Contoh sempurna dalam memilih, adalah Thariq bin Ziyad saat berjuang untuk memenangkan Tanah Andalusia. Di depan pasukannya adalah musuh, di belakang mereka adalah lautan dengan kapal-kapal menunggu mereka dengan cantik. Thariq membakar kapalnya agar mereka semua tidak memilih mundur, dan mengatakan,"lebih baik mati berjuang menjadi syuhada daripada mati konyol tenggelam." Ini juga merangkum fungsi doa dalam memilih. Karena doa bukanlah alat untuk mengajak Tuhan setuju dengan kita atau bahkan mengasihani, tapi doa adalah penguatan dalam ketidakpastian yang diciptakan Tuhan. Tuhan yang Maha Mengetahui dan Maha Mengatur, dalam doa kita terjun dalam kepasrahan setelah memilih berdasarkan interpretasi kita yang kecil seperti debu dan semu seperti abu-abu.

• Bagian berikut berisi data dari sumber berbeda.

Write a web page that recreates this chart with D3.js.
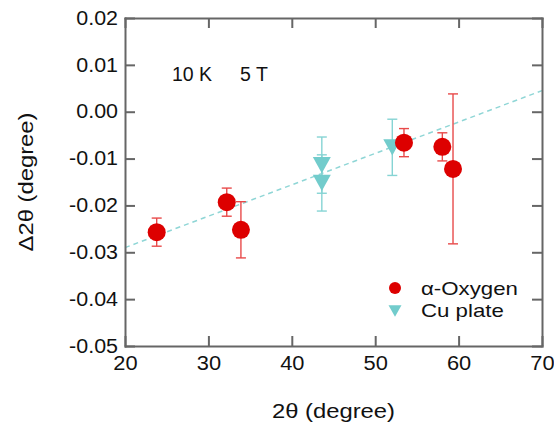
<!DOCTYPE html>
<html><head><meta charset="utf-8">
<script src="https://cdn.jsdelivr.net/npm/d3@7"></script>
<style>body{margin:0;background:#fff;} svg{display:block;font-family:"Liberation Sans",Arial,sans-serif;}</style>
</head><body>
<svg id="c" width="554" height="426"></svg>
<script>
const oxyX   = [23.8, 32.2, 33.9, 53.45, 58.05, 59.33];
const oxyY   = [-0.0257, -0.0193, -0.0252, -0.0066, -0.0075, -0.0122];
const oxyErr = [0.003, 0.003, 0.006, 0.003, 0.003, 0.016];
const cuX    = [43.6, 43.6, 52.05];
const cuY    = [-0.0114, -0.0152, -0.0076];
const cuErr  = [0.006, 0.006, 0.006];
const fitX   = [20, 70];
const fitY   = [-0.0290, 0.0045];
const xTicks = [20, 30, 40, 50, 60, 70];
const yTicks = [0.02, 0.01, 0.00, -0.01, -0.02, -0.03, -0.04, -0.05];
const legendLabels = ["α-Oxygen", "Cu plate"];

const svg = d3.select("#c");
const L = 125, R = 542, T = 18, B = 346;
const x = d3.scaleLinear().domain([20, 70]).range([L, R]);
const y = d3.scaleLinear().domain([-0.05, 0.02]).range([B, T]);
const red = "#dd0000", teal = "#72cccc", axisCol = "#666";

function stretch(sel, f) {
  sel.each(function () {
    const w = this.getComputedTextLength();
    d3.select(this).attr("textLength", w * f).attr("lengthAdjust", "spacingAndGlyphs");
  });
}

// fit line
svg.append("line")
  .attr("x1", x(fitX[0])).attr("y1", y(fitY[0]))
  .attr("x2", x(fitX[1])).attr("y2", y(fitY[1]))
  .attr("stroke", "#8fd6d6").attr("stroke-width", 1.5).attr("stroke-dasharray", "5,4");

function errBars(xs, ys, es, col) {
  const g = svg.append("g").attr("stroke", col).attr("stroke-width", 1.4).attr("fill", "none");
  xs.forEach((xv, i) => {
    const cx = x(xv), y1 = y(ys[i] + es[i]), y2 = y(ys[i] - es[i]);
    g.append("line").attr("x1", cx).attr("x2", cx).attr("y1", y1).attr("y2", y2);
    g.append("line").attr("x1", cx - 5).attr("x2", cx + 5).attr("y1", y1).attr("y2", y1);
    g.append("line").attr("x1", cx - 5).attr("x2", cx + 5).attr("y1", y2).attr("y2", y2);
  });
}
errBars(oxyX, oxyY, oxyErr, "#e84a4a");
errBars(cuX, cuY, cuErr, "#86d4d4");

const tri = (cx, cy, w) => {
  const h = w * 0.9;
  return `M${cx - w/2},${cy - h/2}L${cx + w/2},${cy - h/2}L${cx},${cy + h/2}Z`;
};
svg.append("g").selectAll("path").data(cuX).join("path")
  .attr("d", (d, i) => tri(x(d), y(cuY[i]), 18)).attr("fill", teal);
svg.append("g").selectAll("circle").data(oxyX).join("circle")
  .attr("cx", d => x(d)).attr("cy", (d, i) => y(oxyY[i])).attr("r", 9).attr("fill", red);

// axes
const fmt = d => d3.format(".2f")(d).replace("−", "-");
const ax = (g) => { g.select(".domain").attr("stroke", axisCol).attr("stroke-width", 2);
  g.selectAll(".tick line").attr("stroke", axisCol).attr("stroke-width", 2);
  g.selectAll("text").attr("fill", "#111").style("font-size", "19.5px"); };
svg.append("g").attr("transform", `translate(0,${B})`)
  .call(d3.axisBottom(x).tickValues(xTicks).tickSize(-10).tickPadding(6).tickSizeOuter(0))
  .call(ax).call(g => g.selectAll("text").attr("dy", "0.9em").call(stretch, 1.12));
svg.append("g").attr("transform", `translate(0,${T})`)
  .call(d3.axisTop(x).tickValues(xTicks).tickSize(-10).tickFormat("").tickSizeOuter(0)).call(ax);
svg.append("g").attr("transform", `translate(${L},0)`)
  .call(d3.axisLeft(y).tickValues(yTicks).tickSize(-10).tickPadding(7).tickFormat(fmt).tickSizeOuter(0))
  .call(ax).call(g => g.selectAll("text").call(stretch, 1.1));
svg.append("g").attr("transform", `translate(${R},0)`)
  .call(d3.axisRight(y).tickValues(yTicks).tickSize(-10).tickFormat("").tickSizeOuter(0)).call(ax);
svg.selectAll(".domain").attr("stroke-linecap", "square");

// annotations
svg.append("text").attr("x", 172).attr("y", 81).style("font-size", "19.5px").attr("fill", "#111").text("10 K");
svg.append("text").attr("x", 240).attr("y", 81).style("font-size", "19.5px").attr("fill", "#111").text("5 T");

// titles
svg.append("text").attr("x", (L + R) / 2).attr("y", 418).attr("text-anchor", "middle")
  .style("font-size", "19.5px").attr("fill", "#111").text("2θ (degree)").call(stretch, 1.22);
svg.append("text").attr("transform", `translate(33,${(T + B) / 2}) rotate(-90)`).attr("text-anchor", "middle")
  .style("font-size", "19.5px").attr("fill", "#111").text("Δ2θ (degree)").call(stretch, 1.22);

// legend
const lg = svg.append("g");
lg.append("circle").attr("cx", 395).attr("cy", 288).attr("r", 6).attr("fill", red);
lg.append("path").attr("d", tri(395, 311, 13)).attr("fill", teal);
lg.selectAll("text").data(legendLabels).join("text")
  .attr("x", 421).attr("y", (d, i) => 295 + i * 21.5).style("font-size", "19px").attr("fill", "#111").text(d => d)
  .call(stretch, 1.17);
</script>
</body></html>
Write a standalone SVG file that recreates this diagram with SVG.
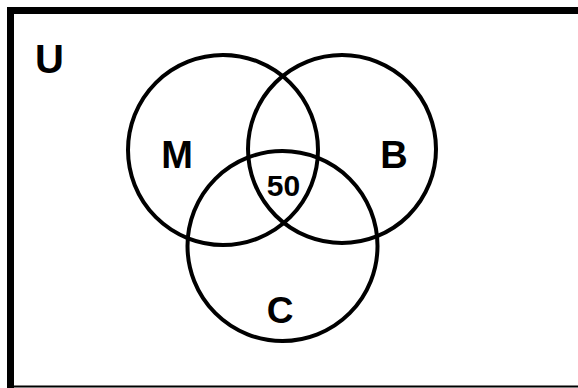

Maka aku akan selalu kagum dengan orang-orang yang memilih. Memilih di antara pilihan-pilihan adalah keberanian tidak terkira, mengambil benang dalam ketidakpastian yang bahkan dengan benang tersebut ketidakpastian masih ada. Toh dengan tidak memilih lubang hitam tempat kita berada lebih besar. Kita gila karena memilih, namun dengan memilih kita hidup. Biarkan Tuhan Tahu bahwa dengan memilih kita berusaha. Lalu yakin, karena dengan yakin kita kuat. Karena itu orang bilang bahwa proses lebih penting daripada hasil. Karena hasil selalu tidak pasti, dan yang menjadikan manusia hidup adalah proses.
Aku pulang dari salon tidak hanya dengan rambut yang sedikit kaya akan vitamin, namun juga pikiran sedikit kaya dengan teka-teki. Hidup memang menarik.